Elapsed time: 0:00:29.195
========================================
cjer commented 2 years ago

OK so I used stanza to download its Hebrew model and it solved the problem:

import stanza
stanza.download('he')

I'm guessing this should probably be added to the model download phase.

Thanks for the help :)

amir-zeldes commented 2 years ago

Thanks for verifying this, I'll change requirements.txt to reflect the versions. The Stanza trick will work, but note we actually have better stanza models that should have been auto-downloaded from here:

https://corpling.uis.georgetown.edu/amir/download/heb_models_v2/he_lemmatizer.pt https://corpling.uis.georgetown.edu/amir/download/heb_models_v2/he_htb.pretrain.pt

Your output looks like they are getting downloaded, but somehow not found at runtime. I noticed you're using anaconda, which I'm not using, so there is maybe a small chance that is related, otherwise maybe some strange path or environment variable issue. Can you see whether he_lemmatizer.pt actually got downloaded and placed into hebpipe/models/stanza/? If not, then the reason stanza.download('he') is working is that stanza is falling back to the default Hebrew model in site-packages/stanza (this model is not terrible, but substantially worse for lemmatization than the one in the download, see here).
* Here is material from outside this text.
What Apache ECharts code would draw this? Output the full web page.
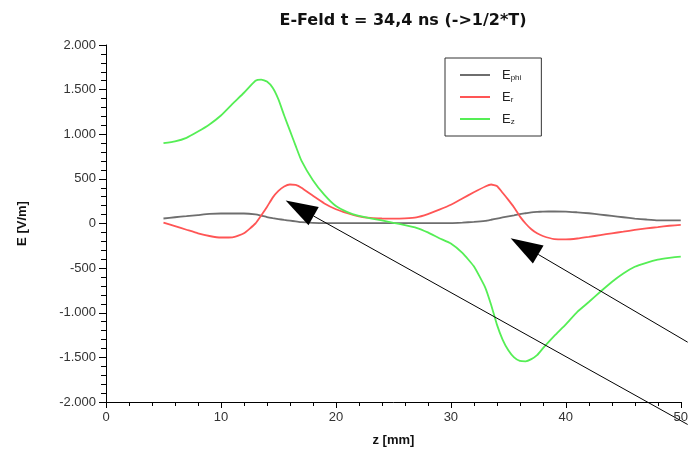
<!DOCTYPE html>
<html>
<head>
<meta charset="utf-8">
<script src="https://cdn.jsdelivr.net/npm/echarts@6/dist/echarts.min.js"></script>
<style>
html,body{margin:0;padding:0;background:#fff;}
#chart{width:691px;height:454px;}
</style>
</head>
<body>
<div id="chart"></div>
<script>
// z positions [mm]
var zValues = [5,6,7,8,9,10,11,12,13,13.5,14,14.5,15,15.5,16,16.5,17,18,19,20,21,22,23,24,25,26,27,28,29,30,31,32,33,33.5,34,34.5,35,35.5,36,36.5,37,37.5,38,39,40,41,42,43,44,45,46,47,48,49,50];
// E_phi [V/m]
var ePhi = [56,70,82,95,108,112,112,112,102,88,72,60,50,40,32,24,15,8,5,5,5,5,5,5,5,5,5,5,5,5,10,18,30,42,55,68,80,92,105,115,125,130,133,135,134,125,115,100,85,70,55,45,36,34,34];
// E_r [V/m]
var eR = [10,-30,-70,-110,-140,-157,-155,-110,0,90,185,290,365,415,437,432,400,310,225,160,115,80,62,56,55,58,68,105,155,210,280,350,415,437,420,345,265,180,80,0,-65,-110,-140,-175,-178,-168,-150,-130,-110,-92,-72,-55,-40,-25,-15];
// E_z [V/m]
var eZ = [900,920,960,1030,1110,1210,1340,1465,1600,1612,1590,1520,1390,1210,1040,870,705,485,320,195,128,85,58,34,8,-18,-48,-100,-165,-225,-330,-480,-720,-910,-1130,-1300,-1420,-1500,-1540,-1545,-1520,-1475,-1400,-1260,-1130,-990,-880,-765,-655,-560,-485,-440,-405,-385,-370];
var seriesNames = ['Ephi','Er','Ez'];
var legendLabels = {Ephi:'{m|E}{s|phi}', Er:'{m|E}{s|r}', Ez:'{m|E}{s|z}'};
// annotation arrows (data coordinates): tip and tail
var arrowTips = [[15.63, 258], [35.2, -165]];
var arrowTails = [[50.6, -2252], [50.6, -1330]];

function pairs(vals){ return zValues.map(function(z,i){ return [z, vals[i]]; }); }
function fmt(v){
  var s = Math.abs(v).toString();
  if (Math.abs(v) >= 1000) s = s.slice(0, s.length-3) + '.' + s.slice(s.length-3);
  return (v < 0 ? '-' : '') + s;
}
var FONT = 'Liberation Sans';
var chart = echarts.init(document.getElementById('chart'));
var option = {
  animation:false,
  backgroundColor:'#fff',
  textStyle:{fontFamily:FONT},
  title:{text:'E-Feld t = 34,4 ns (->1/2*T)', left:398, textAlign:'center', top:8,
    textStyle:{fontFamily:'DejaVu Sans', fontSize:16, fontWeight:'bold', color:'#111'}},
  grid:{left:106, right:7, top:45, bottom:52, containLabel:false},
  legend:{
    orient:'vertical', left:445, top:58, icon:'rect', itemWidth:30, itemHeight:2, itemGap:8,
    padding:[10,20,10,15], borderColor:'#333', borderWidth:1, backgroundColor:'#fff',
    data:seriesNames,
    formatter:function(n){ return legendLabels[n]; },
    textStyle:{fontFamily:FONT, padding:[0,0,0,7], rich:{
      m:{fontSize:13, color:'#222', fontFamily:FONT, lineHeight:14},
      s:{fontSize:8, color:'#222', fontFamily:FONT, lineHeight:14, padding:[6,0,0,0]}
    }}
  },
  xAxis:{type:'value', min:0, max:50, interval:10,
    name:'z [mm]', nameLocation:'middle', nameGap:32,
    nameTextStyle:{fontFamily:FONT, fontSize:13, fontWeight:'bold', color:'#111'},
    axisLine:{show:true, onZero:false, lineStyle:{color:'#000', width:1}},
    axisTick:{show:true, length:6, lineStyle:{color:'#000'}},
    minorTick:{show:true, splitNumber:5, length:4, lineStyle:{color:'#000'}},
    splitLine:{show:false},
    axisLabel:{fontFamily:FONT, fontSize:13, color:'#333', margin:9}
  },
  yAxis:{type:'value', min:-2000, max:2000, interval:500,
    name:'E [V/m]', nameLocation:'middle', nameGap:77, nameRotate:90,
    nameTextStyle:{fontFamily:FONT, fontSize:13, fontWeight:'bold', color:'#111'},
    axisLine:{show:true, onZero:false, lineStyle:{color:'#000', width:1}},
    axisTick:{show:true, length:7, lineStyle:{color:'#000'}},
    minorTick:{show:true, splitNumber:5, length:5, lineStyle:{color:'#000'}},
    splitLine:{show:false},
    axisLabel:{fontFamily:FONT, fontSize:13, color:'#333', margin:10, formatter:fmt}
  },
  series:[
    {name:'Ephi', type:'line', data:pairs(ePhi), showSymbol:false, smooth:0.15, color:'#6e6e6e', lineStyle:{width:1.8}},
    {name:'Er', type:'line', data:pairs(eR), showSymbol:false, smooth:0.15, color:'#ff5555', lineStyle:{width:1.8}},
    {name:'Ez', type:'line', data:pairs(eZ), showSymbol:false, smooth:0.15, color:'#55ee55', lineStyle:{width:1.8}}
  ]
};
chart.setOption(option);

var els = [];
for (var i=0;i<arrowTips.length;i++){
  var t = chart.convertToPixel({gridIndex:0}, arrowTips[i]);
  var e = chart.convertToPixel({gridIndex:0}, arrowTails[i]);
  var dx = e[0]-t[0], dy = e[1]-t[1], L = Math.sqrt(dx*dx+dy*dy);
  var ux = dx/L, uy = dy/L, nx = -uy, ny = ux;
  var hl = 32, hw = 10.5;
  var bx = t[0]+ux*hl, by = t[1]+uy*hl;
  els.push({type:'line', shape:{x1:bx, y1:by, x2:e[0], y2:e[1]}, style:{stroke:'#000', lineWidth:1}, z:100});
  els.push({type:'polygon', shape:{points:[[t[0],t[1]],[bx+nx*hw,by+ny*hw],[bx-nx*hw,by-ny*hw]]}, style:{fill:'#000'}, z:100});
}
chart.setOption({graphic:{elements:els}});
</script>
</body>
</html>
cjer commented 2 years ago

Thanks for the help :)

Yes, both models exist in hebpipe/models/stanza/. The error is raised because the resources.json file doesn't exist. This is a global file stanza uses for mapping between all the languages and their corresponding models. I think that in a fresh env/machine, this file is created only once you run stanza.download(...)` for the first time. I don't think this should have an effect on the pretrained model that is used by hebpipe (since you pass it explicitly to the stanza pipeline init).

btw, there is also a version conflict warning in runtime now:

/home/anaconda3/envs/hebpipe/lib/python3.8/site-packages/scikit_learn-1.0.2-py3.8-linux-x86_64.egg/sklearn/base.py:329: UserWarning: Trying to unpickle estimator LabelEncoder from version 0.23.2 when using version 1.0.2. This might lead to breaking code or invalid results. Use at your own risk. For more info please refer to:
https://scikit-learn.org/stable/modules/model_persistence.html#security-maintainability-limitations

It might be best if you did pip freeze > requirements.txt in an environment that you know has no conflicts, and use that in the package setup.py and requirements.txt files.
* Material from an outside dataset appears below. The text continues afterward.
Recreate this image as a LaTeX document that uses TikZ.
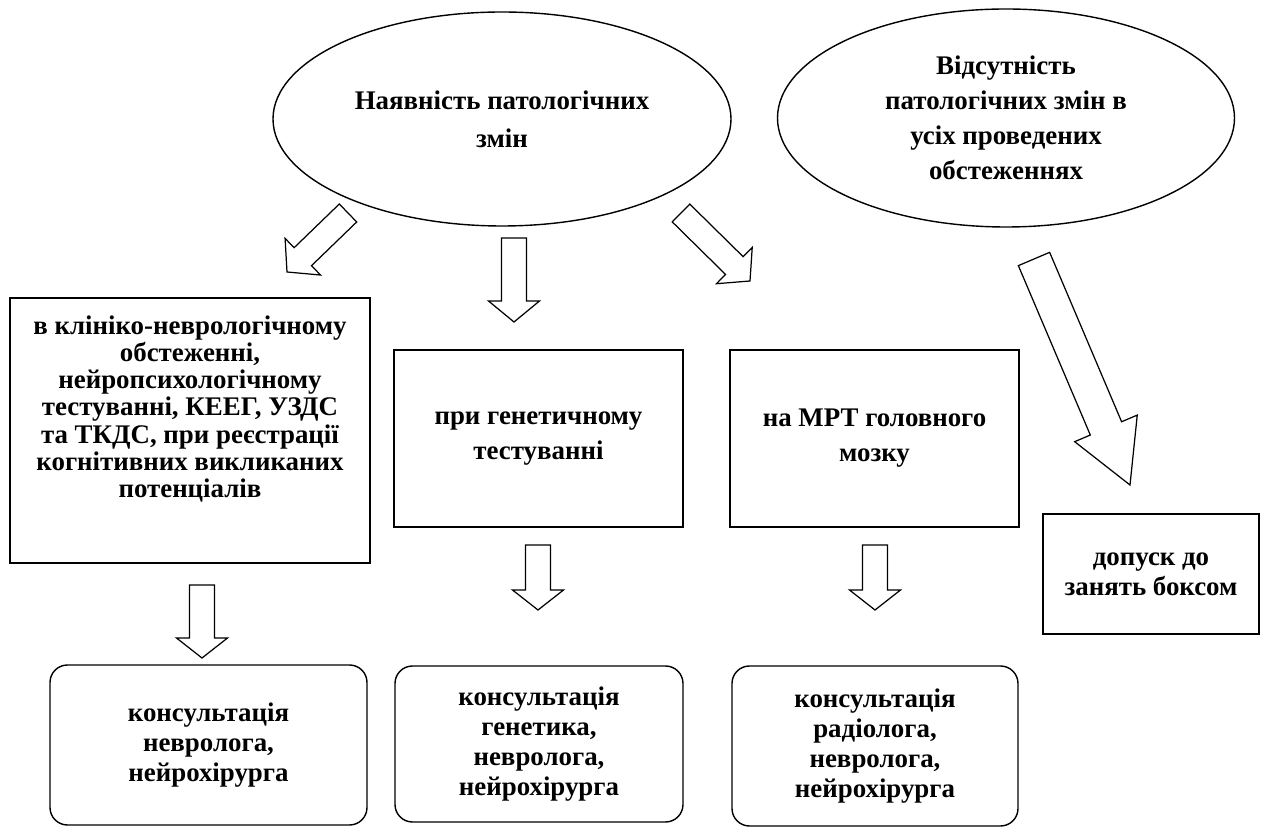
\documentclass[tikz,border=0pt]{standalone}
\usepackage{fontspec}
\setmainfont{Liberation Serif}
\usetikzlibrary{shapes.geometric, calc}

\tikzset{
  oval/.style={ellipse, draw=black, line width=0.8pt, inner sep=0pt, align=center, font=\bfseries\fontsize{15.3}{20}\selectfont},
  rect/.style={rectangle, draw=black, line width=0.8pt, inner sep=0pt, align=center, font=\bfseries\fontsize{15.3}{17.2}\selectfont},
  rrect/.style={rect, rounded corners=0.35cm},
  fat/.style={draw=black, line width=0.7pt, fill=white, line join=miter}
}

% block arrow: from, to, shaft half width, head half width, head length
\newcommand{\fatarrow}[5]{%
  \coordinate (fah) at ($(#2)!#5!(#1)$);
  \draw[fat] ($(#1)!#3!90:(#2)$) -- ($(fah)!#3!90:(#2)$) -- ($(fah)!#4!90:(#2)$) -- (#2)
    -- ($(fah)!#4!-90:(#2)$) -- ($(fah)!#3!-90:(#2)$) -- ($(#1)!#3!-90:(#2)$) -- cycle;}

\begin{document}
\begin{tikzpicture}
\useasboundingbox (0,0) rectangle (25.34,16.54);
\node[oval, minimum width=9.16cm, minimum height=4.28cm, font=\bfseries\fontsize{15.3}{21.5}\selectfont] (nayav) at (10.04, 14.16) {Наявність патологічних\\змін};
\node[oval, minimum width=9.14cm, minimum height=4.36cm] (vidsut) at (20.12, 14.18) {Відсутність\\патологічних змін в\\усіх проведених\\обстеженнях};
\node[rect, minimum width=7.20cm, minimum height=5.30cm] (klin) at (3.80, 7.93) {};
\node[align=center, font=\bfseries\fontsize{15.3}{15.4}\selectfont] (klintext) at (3.80, 8.36) {в клініко-неврологічному\\обстеженні,\\нейропсихологічному\\тестуванні, КЕЕГ, УЗДС\\та ТКДС, при реєстрації\\когнітивних викликаних\\потенціалів};
\node[rect, minimum width=5.78cm, minimum height=3.54cm, font=\bfseries\fontsize{15.3}{20}\selectfont] (genet) at (10.77, 7.77) {при генетичному\\тестуванні};
\node[rect, minimum width=5.78cm, minimum height=3.54cm, font=\bfseries\fontsize{15.3}{20}\selectfont] (mrt) at (17.49, 7.77) {на МРТ головного\\мозку};
\node[rect, minimum width=4.32cm, minimum height=2.40cm] (dopusk) at (23.02, 5.06) {допуск до\\занять боксом};
\node[rrect, minimum width=6.34cm, minimum height=3.20cm] (kons1) at (4.17, 1.64) {консультація\\невролога,\\нейрохірурга};
\node[rrect, minimum width=5.76cm, minimum height=3.12cm] (kons2) at (10.78, 1.66) {консультація\\генетика,\\невролога,\\нейрохірурга};
\node[rrect, minimum width=5.72cm, minimum height=3.20cm] (kons3) at (17.50, 1.62) {консультація\\радіолога,\\невролога,\\нейрохірурга};
\coordinate (a1s) at (6.96, 12.28);
\coordinate (a1e) at (5.74, 11.10);
\coordinate (a2s) at (10.28, 11.78);
\coordinate (a2e) at (10.28, 10.10);
\coordinate (a3s) at (13.62, 12.28);
\coordinate (a3e) at (15.00, 10.92);
\coordinate (a4s) at (20.68, 11.36);
\coordinate (a4e) at (22.60, 6.84);
\coordinate (a5s) at (4.04, 4.84);
\coordinate (a5e) at (4.04, 3.38);
\coordinate (a6s) at (10.76, 5.64);
\coordinate (a6e) at (10.76, 4.34);
\coordinate (a7s) at (17.50, 5.64);
\coordinate (a7e) at (17.50, 4.34);
\fatarrow{a1s}{a1e}{0.25cm}{0.51cm}{0.44cm}
\fatarrow{a2s}{a2e}{0.25cm}{0.51cm}{0.42cm}
\fatarrow{a3s}{a3e}{0.25cm}{0.51cm}{0.44cm}
\fatarrow{a4s}{a4e}{0.34cm}{0.68cm}{1.23cm}
\fatarrow{a5s}{a5e}{0.25cm}{0.51cm}{0.40cm}
\fatarrow{a6s}{a6e}{0.25cm}{0.51cm}{0.40cm}
\fatarrow{a7s}{a7e}{0.25cm}{0.51cm}{0.40cm}
\end{tikzpicture}
\end{document}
tamarjohn commented 2 years ago

Also received the same error and when I pip installed transformers==3.5.1 I got this error message:

Screenshot 2022-03-30 at 12 45 03

Any idea on how I this can be solved? I tried pip install --upgrade sentencepiece==0.1.91 but it didn't work:

Screenshot 2022-03-30 at 12 48 15
cjer commented 2 years ago

This worked for me in setup.py in a clean env:

   install_requires = ['requests','numpy==1.19.4','pandas','scipy','joblib','xgboost==0.81','depedit','xmltodict',
                      'torch==1.6.0','sentencepiece==0.1.91','transformers==3.5.1','flair==0.6.1','diaparser==1.1.2','rftokenizer', 'stanza','conllu'],
tamarjohn commented 2 years ago

Thanks! After setting python 3.8 in the environment (I had python 3.9 set up) I followed your solution and it works.